Created 10-23-2017 04:22 PM
we are trying to start the "Standby NameNode (HDFS)" on master01 machine in ambari cluster version 2.6
and we cant start it
we get the following logs:
ERROR namenode.NameNode (NameNode.java:main(1774)) - Failed to start namenode. org.apache.hadoop.hdfs.server.namenode.EditLogInputException: Error replaying edit log at offset 0. Expected transaction ID was 13361263 at org.apache.hadoop.hdfs.server.namenode.FSEditLogLoader.loadEditRecords(FSEditLogLoader.java:203) at org.apache.hadoop.hdfs.server.namenode.FSEditLogLoader.loadFSEdits(FSEditLogLoader.java:143) at org.apache.hadoop.hdfs.server.namenode.FSImage.loadEdits(FSImage.java:838) at org.apache.hadoop.hdfs.server.namenode.FSImage.loadFSImage(FSImage.java:693) at org.apache.hadoop.hdfs.server.namenode.FSImage.recoverTransitionRead(FSImage.java:289) at org.apache.hadoop.hdfs.server.namenode.FSNamesystem.loadFSImage(FSNamesystem.java:1045) at org.apache.hadoop.hdfs.server.namenode.FSNamesystem.loadFromDisk(FSNamesystem.java:703) at org.apache.hadoop.hdfs.server.namenode.NameNode.loadNamesystem(NameNode.java:688) at org.apache.hadoop.hdfs.server.namenode.NameNode.initialize(NameNode.java:752) at org.apache.hadoop.hdfs.server.namenode.NameNode.<init>(NameNode.java:992) at org.apache.hadoop.hdfs.server.namenode.NameNode.<init>(NameNode.java:976) at org.apache.hadoop.hdfs.server.namenode.NameNode.createNameNode(NameNode.java:1701) at org.apache.hadoop.hdfs.server.namenode.NameNode.main(NameNode.java:1769) Caused by: org.apache.hadoop.hdfs.server.namenode.RedundantEditLogInputStream$PrematureEOFException: got premature end-of-file at txid 13361262; expected file to go up to 13361312
what chould be the problem m and how to fix , so the service will start?

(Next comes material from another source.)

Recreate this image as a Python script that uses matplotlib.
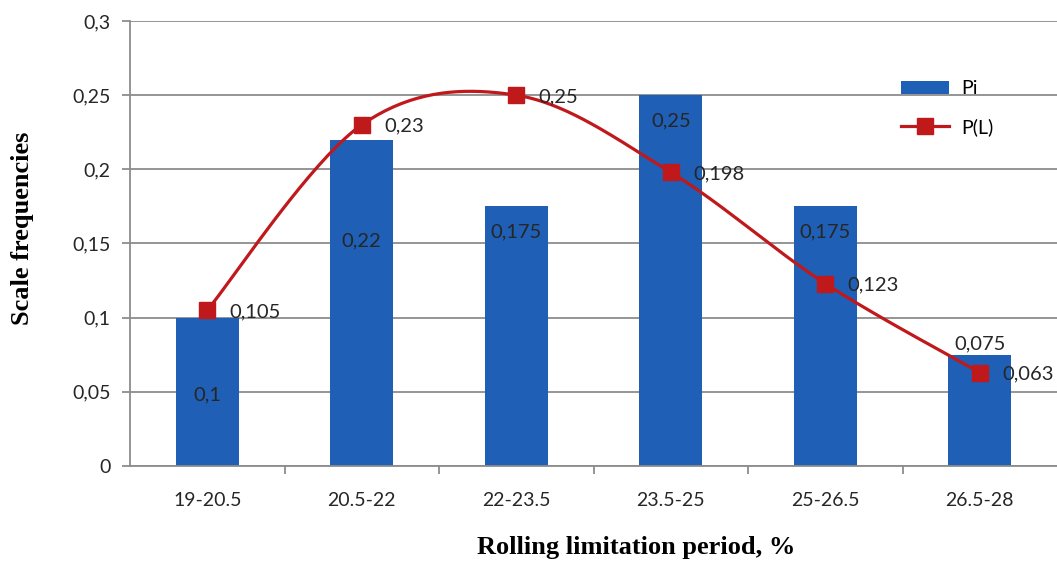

Created 10-23-2017 05:05 PM
1. Was this Node working fine earlier?
2. Do you have the correct "etc/hosts" entry in upper case or mixed case.
3. Is this a kerberized cluster?
Created 10-24-2017 08:27 AM
we found this workaround - hadoop namenode -recover , is it other soultion for our problem ?
Created 10-24-2017 09:20 AM
hi jay just to clarify your instructions ( and regarding that standby name node on master01 and active node on master02 can you approve this steps
su - hdfs
hdfs dfsadmin -safemode leave ( on master02 )
cp -rp /hadoop/hdfs/journal/hdfsha/current /hadoop/hdfs/journal/hdfsha/current.orig ( on master02 )
rm -f /hadoop/hdfs/journal/hdfsha/current/* ( on master02 )
hdfs namenode -bootstrapStandby ( on master01 )
Created 12-17-2021 08:00 AM
Created 12-29-2017 07:26 AM
I had created a new HA enabled cluster on EC2 instances. It came up without any issues. I then installed kerberos on two machines as master and slave, and then started the kerberos enable ambari wizard. At the last step of starting the services, Namenode start failed on both the nodes and gave same error as above. How this error came on a new setup and how to prevent it from coming up in my next environment setup?
Created 12-29-2017 07:25 AM
I had created a new HA enabled cluster on EC2 instances. It came up without any issues. I then installed kerberos on two machines as master and slave, and then started the kerberos enable ambari wizard. At the last step of starting the services, Namenode start failed on both the nodes and gave same error as above. How this error came on a new setup and how to prevent it from coming up in my next environment setup?